Trade Minister Steven Ciobo, Health Minister Greg Hunt, Human Services Minister Michael Keenan are among those who voted for Dutton and offered to stand down.
So far Mr Turnbull has only accepted the resignations of Mr Dutton and International Development Minister Concetta Fierravanti-Wells.
Coalition MPs have been out trying to play down the prospect of another leadership challenge.
Foreign Minister and Deputy Liberal Leader Julie Bishop says she doesn’t think it’s likely and has ruled out throwing her hat in the ring.
“I’m not envisaging that, I’m not challenging Mr Turnbull,” Ms Bishop told Sky News.
“Mr Turnbull has been endorsed by a majority of the party room and I respect the views of the party room, and Peter Dutton says he respects the view of the party room and I take him at his word.”
Ms Bishop also believes there’s been a shift among those who voted for Mr Dutton since Tuesday’s spill.
Critics of Mr Turnbull claim the opposite with Liberal Senator Eric Abetz believing support for Mr Dutton has actually grown in the last 24 hours.
It comes amid reports a number of Liberal and Nationals MPs have threatened to either move to the crossbench or quit politics if Mr Dutton were to become Prime Minister.
That would spark a string of by-elections or force voters to go to a full general election.

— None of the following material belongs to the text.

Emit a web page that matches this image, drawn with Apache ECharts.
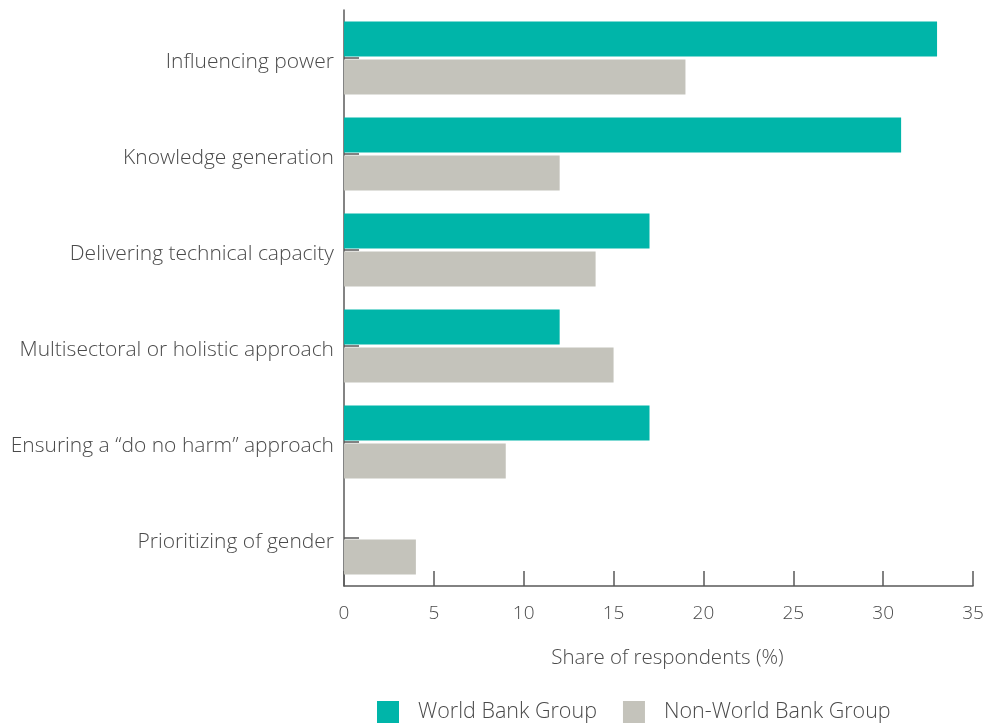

Ms Bishop denies she is one of those who have given an ultimatum, but Nationals MP Darren Chester wasn’t ruling anything out.
“All options are on the table,” Mr Chester told reporters in Canberra.
“There’s no reason why any potential challenger, whoever that me be should assume that they can command numbers on the floor of the House of Representatives.”
Small and Family Business Minister and staunch Turnbull supporter Craig Laundy is another MP who has reportedly threatened to walk under a Dutton leadership.